-- START --
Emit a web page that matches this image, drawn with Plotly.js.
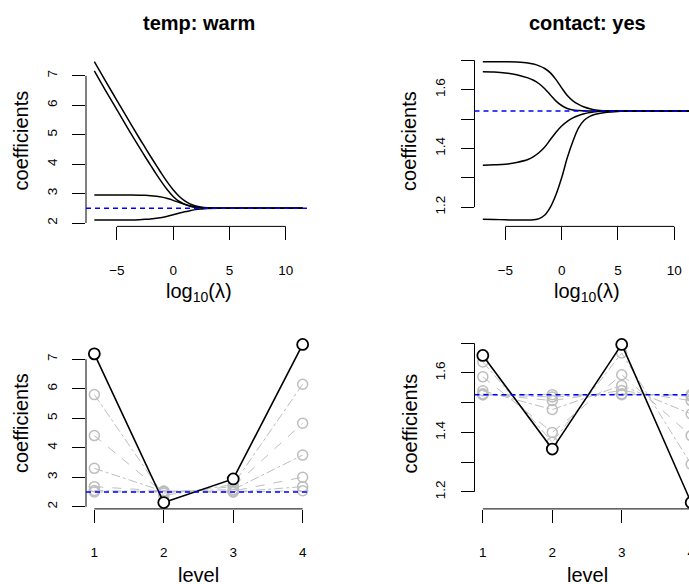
<!DOCTYPE html>
<html>
<head>
<meta charset="utf-8">
<script src="https://cdn.plot.ly/plotly-3.0.1.min.js"></script>
<style>
html,body{margin:0;padding:0;background:#fff;overflow:hidden;}
#wrap{width:689px;height:584px;overflow:hidden;position:relative;}
#chart{width:778px;height:584px;}
</style>
</head>
<body>
<div id="wrap"><div id="chart"></div></div>
<script>
// ---------------- DATA ----------------
const panelTitles = ["temp: warm", "contact: yes"];
const yAxisTitle = "coefficients";
const xTitleTop = "log<sub>10</sub>(λ)";
const xTitleBottom = "level";

// log10(lambda) grid used for the shrinkage paths
const logLambda = [-7, -6, -5, -4, -3, -2.5, -2, -1.5, -1, -0.5, 0, 0.5, 1, 1.5, 2, 2.5, 3, 4, 5, 6, 11.5];

// temp: warm  – coefficient paths (levels 1..4)
const tempPath1 = [7.17, 6.50, 5.85, 5.20, 4.57, 4.26, 3.96, 3.66, 3.38, 3.12, 2.90, 2.74, 2.64, 2.57, 2.53, 2.515, 2.505, 2.50, 2.50, 2.50, 2.50];
const tempPath2 = [2.10, 2.10, 2.10, 2.105, 2.115, 2.125, 2.14, 2.165, 2.19, 2.23, 2.28, 2.33, 2.38, 2.42, 2.455, 2.475, 2.49, 2.50, 2.50, 2.50, 2.50];
const tempPath3 = [2.95, 2.95, 2.95, 2.95, 2.945, 2.94, 2.93, 2.91, 2.88, 2.83, 2.77, 2.70, 2.64, 2.59, 2.55, 2.53, 2.515, 2.50, 2.50, 2.50, 2.50];
const tempPath4 = [7.48, 6.82, 6.17, 5.52, 4.88, 4.57, 4.26, 3.96, 3.66, 3.38, 3.13, 2.92, 2.76, 2.65, 2.58, 2.54, 2.52, 2.505, 2.50, 2.50, 2.50];
const tempMean = 2.5;

// contact: yes – coefficient paths (levels 1..4)
const contactPath1 = [1.661, 1.660, 1.657, 1.651, 1.640, 1.632, 1.620, 1.603, 1.582, 1.561, 1.546, 1.536, 1.531, 1.529, 1.528, 1.527, 1.527, 1.527, 1.527, 1.527, 1.527];
const contactPath2 = [1.343, 1.344, 1.346, 1.352, 1.362, 1.372, 1.386, 1.405, 1.430, 1.455, 1.476, 1.492, 1.504, 1.512, 1.518, 1.522, 1.525, 1.527, 1.527, 1.527, 1.527];
const contactPath3 = [1.695, 1.695, 1.695, 1.694, 1.691, 1.687, 1.681, 1.672, 1.657, 1.634, 1.606, 1.580, 1.562, 1.550, 1.541, 1.535, 1.531, 1.528, 1.527, 1.527, 1.527];
const contactPath4 = [1.159, 1.158, 1.157, 1.156, 1.156, 1.157, 1.161, 1.173, 1.200, 1.243, 1.300, 1.368, 1.424, 1.470, 1.496, 1.509, 1.516, 1.523, 1.526, 1.527, 1.527];
const contactMean = 1.527;

// level profiles
const levels = [1, 2, 3, 4];
const tempFit = [7.18, 2.14, 2.94, 7.50];
const tempShrunk1 = [5.80, 2.38, 2.75, 6.15];
const tempShrunk2 = [4.41, 2.46, 2.68, 4.83];
const tempShrunk3 = [3.30, 2.52, 2.58, 3.75];
const tempShrunk4 = [2.68, 2.53, 2.53, 3.00];
const tempShrunk5 = [2.55, 2.51, 2.50, 2.68];
const tempShrunk6 = [2.50, 2.50, 2.50, 2.54];

const contactFit = [1.659, 1.344, 1.696, 1.164];
const contactShrunk1 = [1.637, 1.367, 1.667, 1.293];
const contactShrunk2 = [1.587, 1.400, 1.594, 1.389];
const contactShrunk3 = [1.540, 1.477, 1.558, 1.462];
const contactShrunk4 = [1.530, 1.507, 1.541, 1.507];
const contactShrunk5 = [1.527, 1.519, 1.530, 1.522];
const contactShrunk6 = [1.527, 1.527, 1.527, 1.527];

// ticks
const topXTickVals = [-5, 0, 5, 10];
const topXTickText = ["\u22125", "0", "5", "10"];
const botXTickVals = [1, 2, 3, 4];
const botXTickText = ["1", "2", "3", "4"];
const tempYTickVals = [2, 3, 4, 5, 6, 7];
const tempYTickText = ["2", "3", "4", "5", "6", "7"];
const contactYTickVals = [1.2, 1.3, 1.4, 1.5, 1.6, 1.7];
const contactYTickText = ["1.2", "", "1.4", "", "1.6", ""];

// ---------------- LAYOUT HELPERS ----------------
const W = 778, H = 584;       // full figure; the window shows its left 689 px
const FONT = '"Liberation Sans", Arial, Helvetica, sans-serif';
const regionW = 225;          // plot-region width in px (R panel)
const leftCol = 86, rightCol = 474.5;
const topRow = [55.4, 226.4], botRow = [338.1, 508.9];

function rRange(arrs) {       // R style: data range extended by 4%
  let lo = Infinity, hi = -Infinity;
  arrs.forEach(a => a.forEach(v => { if (v < lo) lo = v; if (v > hi) hi = v; }));
  const d = (hi - lo) * 0.04;
  return [lo - d, hi + d];
}
function xDom(left) { return [left / W, (left + regionW) / W]; }
function yDom(row) { return [1 - row[1] / H, 1 - row[0] / H]; }
function toPaper(v, range, dom) {
  return dom[0] + (v - range[0]) / (range[1] - range[0]) * (dom[1] - dom[0]);
}

const xTopFull = rRange([logLambda]);
const xBotFull = rRange([levels]);
const yTemp1 = rRange([tempPath1, tempPath2, tempPath3, tempPath4]);
const yCont2 = rRange([contactPath1, contactPath2, contactPath3, contactPath4]);
const yTemp3 = rRange([tempFit, tempShrunk1, tempShrunk2, tempShrunk3, tempShrunk4, tempShrunk5, tempShrunk6]);
const yCont4 = rRange([contactFit, contactShrunk1, contactShrunk2, contactShrunk3, contactShrunk4, contactShrunk5, contactShrunk6]);

const panels = [
  {xa: 'x',  ya: 'y',  left: leftCol,  row: topRow, xr: xTopFull, yr: yTemp1, xt: [topXTickVals, topXTickText], yt: [tempYTickVals, tempYTickText], mean: tempMean},
  {xa: 'x2', ya: 'y2', left: rightCol, row: topRow, xr: xTopFull, yr: yCont2, xt: [topXTickVals, topXTickText], yt: [contactYTickVals, contactYTickText], mean: contactMean},
  {xa: 'x3', ya: 'y3', left: leftCol,  row: botRow, xr: xBotFull, yr: yTemp3, xt: [botXTickVals, botXTickText], yt: [tempYTickVals, tempYTickText], mean: tempMean},
  {xa: 'x4', ya: 'y4', left: rightCol, row: botRow, xr: xBotFull, yr: yCont4, xt: [botXTickVals, botXTickText], yt: [contactYTickVals, contactYTickText], mean: contactMean}
];

// ---------------- TRACES ----------------
const traces = [];
function pathTrace(y, p) {
  return {x: logLambda, y: y, xaxis: p.xa, yaxis: p.ya, type: 'scatter', mode: 'lines',
          line: {color: '#000', width: 1.5, shape: 'spline', smoothing: 1}, hoverinfo: 'skip'};
}
[tempPath1, tempPath2, tempPath3, tempPath4].forEach(s => traces.push(pathTrace(s, panels[0])));
[contactPath1, contactPath2, contactPath3, contactPath4].forEach(s => traces.push(pathTrace(s, panels[1])));

const grayDash = ['dashdot', 'dash', 'dashdot', 'dash', 'dashdot', 'dash'];
function grayTrace(y, p, i) {
  return {x: levels, y: y, xaxis: p.xa, yaxis: p.ya, type: 'scatter', mode: 'lines+markers', cliponaxis: false,
          line: {color: '#BEBEBE', width: 1, dash: grayDash[i]},
          marker: {symbol: 'circle-open', size: 10, color: '#BEBEBE', line: {width: 1.5, color: '#BEBEBE'}},
          hoverinfo: 'skip'};
}
function fitTrace(y, p) {
  return {x: levels, y: y, xaxis: p.xa, yaxis: p.ya, type: 'scatter', mode: 'lines+markers', cliponaxis: false,
          line: {color: '#000', width: 1.6},
          marker: {symbol: 'circle', size: 11, color: '#fff', line: {width: 1.8, color: '#000'}},
          hoverinfo: 'skip'};
}
[tempShrunk1, tempShrunk2, tempShrunk3, tempShrunk4, tempShrunk5, tempShrunk6].forEach((s, i) => traces.push(grayTrace(s, panels[2], i)));
traces.push(fitTrace(tempFit, panels[2]));
[contactShrunk1, contactShrunk2, contactShrunk3, contactShrunk4, contactShrunk5, contactShrunk6].forEach((s, i) => traces.push(grayTrace(s, panels[3], i)));
traces.push(fitTrace(contactFit, panels[3]));

// ---------------- AXES, SHAPES, ANNOTATIONS ----------------
const layout = {
  width: W, height: H, margin: {l: 0, r: 0, t: 0, b: 0},
  paper_bgcolor: '#fff', plot_bgcolor: 'rgba(0,0,0,0)',
  showlegend: false, font: {family: FONT, size: 13, color: '#000'},
  shapes: [], annotations: []
};

panels.forEach((p, i) => {
  const n = i === 0 ? '' : String(i + 1);
  const xd = xDom(p.left), yd = yDom(p.row);
  layout['xaxis' + n] = {
    domain: xd, range: p.xr, anchor: 'y' + n, showgrid: false, zeroline: false, showline: false,
    ticks: 'outside', ticklen: 13, tickwidth: 1, tickcolor: '#000',
    tickmode: 'array', tickvals: p.xt[0], ticktext: p.xt[1], ticklabelstandoff: 18,
    tickfont: {family: FONT, size: 13.5, color: '#000'}, fixedrange: true
  };
  layout['yaxis' + n] = {
    domain: yd, range: p.yr, anchor: 'x' + n, showgrid: false, zeroline: false, showline: false,
    ticks: 'outside', ticklen: 13, tickwidth: 1, tickcolor: '#000', tickangle: -90,
    tickmode: 'array', tickvals: p.yt[0], ticktext: p.yt[1], ticklabelstandoff: 10,
    tickfont: {family: FONT, size: 13.5, color: '#000'}, fixedrange: true
  };
  // R style axis lines spanning first..last tick
  const xt = p.xt[0], yt = p.yt[0];
  layout.shapes.push({type: 'line', xref: 'paper', yref: 'paper',
    x0: toPaper(xt[0], p.xr, xd), x1: toPaper(xt[xt.length - 1], p.xr, xd), y0: yd[0], y1: yd[0],
    line: {color: '#000', width: 1}});
  layout.shapes.push({type: 'line', xref: 'paper', yref: 'paper',
    x0: xd[0], x1: xd[0], y0: toPaper(yt[0], p.yr, yd), y1: toPaper(yt[yt.length - 1], p.yr, yd),
    line: {color: '#000', width: 1}});
  // mean line (abline)
  const ym = toPaper(p.mean, p.yr, yd);
  layout.shapes.push({type: 'line', xref: 'paper', yref: 'paper', x0: xd[0], x1: xd[1], y0: ym, y1: ym,
    line: {color: '#0000FF', width: 1.5, dash: '5px,4px'}});
  // y axis title
  layout.annotations.push({text: yAxisTitle, xref: 'paper', yref: 'paper', textangle: -90,
    x: (p.left - 65.5) / W, y: (yd[0] + yd[1]) / 2, xanchor: 'center', yanchor: 'middle', showarrow: false,
    font: {family: FONT, size: 20, color: '#000'}});
  // x axis title
  const cx = (p.left + regionW / 2) / W;
  const isTop = i < 2;
  layout.annotations.push({text: isTop ? xTitleTop : xTitleBottom, xref: 'paper', yref: 'paper',
    x: cx, y: 1 - (p.row[1] + 66) / H, xanchor: 'center', yanchor: 'middle', showarrow: false,
    font: {family: FONT, size: 20, color: '#000'}});
  if (isTop) {
    layout.annotations.push({text: '<b>' + panelTitles[i] + '</b>', xref: 'paper', yref: 'paper',
      x: cx, y: 1 - 22.5 / H, xanchor: 'center', yanchor: 'middle', showarrow: false,
      font: {family: FONT, size: 20, color: '#000'}});
  }
});

Plotly.newPlot('chart', traces, layout, {staticPlot: true, displayModeBar: false});
</script>
</body>
</html>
-- END --
THE PROBLEM: Repeat the listing above exactly from its first line to the line containing "5, 6, 11.5];", both included, and omit the pictures.

FULL SOLUTION:
Emit a web page that matches this image, drawn with Plotly.js.
<!DOCTYPE html>
<html>
<head>
<meta charset="utf-8">
<script src="https://cdn.plot.ly/plotly-3.0.1.min.js"></script>
<style>
html,body{margin:0;padding:0;background:#fff;overflow:hidden;}
#wrap{width:689px;height:584px;overflow:hidden;position:relative;}
#chart{width:778px;height:584px;}
</style>
</head>
<body>
<div id="wrap"><div id="chart"></div></div>
<script>
// ---------------- DATA ----------------
const panelTitles = ["temp: warm", "contact: yes"];
const yAxisTitle = "coefficients";
const xTitleTop = "log<sub>10</sub>(λ)";
const xTitleBottom = "level";

// log10(lambda) grid used for the shrinkage paths
const logLambda = [-7, -6, -5, -4, -3, -2.5, -2, -1.5, -1, -0.5, 0, 0.5, 1, 1.5, 2, 2.5, 3, 4, 5, 6, 11.5];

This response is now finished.